HARARE, Oct 31 – Zimbabwe’s gold miner RioZim has closed its three mines due to a shortage of dollars, the company said in a letter to the central bank seen by Reuters on Wednesday.
The country, which adopted the use of the United States dollar in 2009 to tame hyperinflation, is gripped by acute shortages of greenbacks. Prices of basic goods, public taxis and medicines have risen in the last few weeks.
RioZim is the southern African nation’s third biggest gold producer and early this month threatened legal action to force the Reserve Bank to pay it more U.S. dollars for part of its output.
However, the firm has not yet filed its case against the government.

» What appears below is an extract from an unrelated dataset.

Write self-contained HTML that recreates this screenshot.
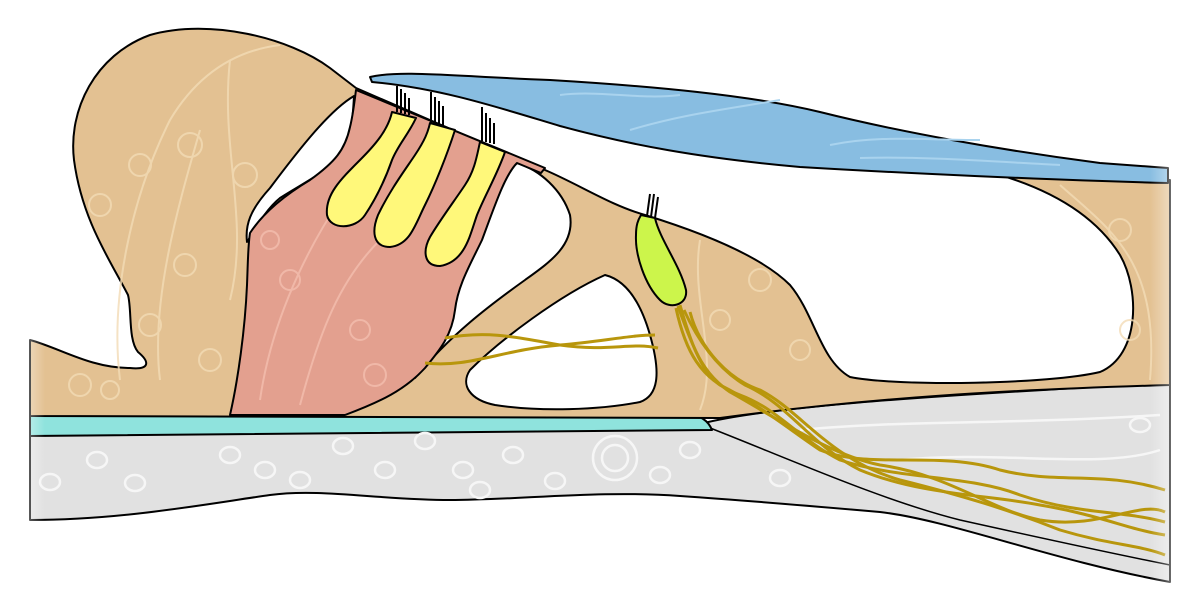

RioZim chairman Lovemore Chihota told the central bank in a letter dated October 28 that the company had run out of critical consumables and spares required for its mines, forcing the shutdown.
Chihota and central bank governor John Mnangudya did not answer their mobile phones when contacted for comment.
Chihota said in the letter that RioZim should be allowed to retain all its sales earnings in U.S. dollars when it restarts operations and 60 percent thereafter.
Producers sell gold to a central bank subsidiary and are only allowed to retain 30 percent of their dollar sales. Mining companies say this is inadequate as local costs soar while some suppliers have begun to demand U.S. dollar payments.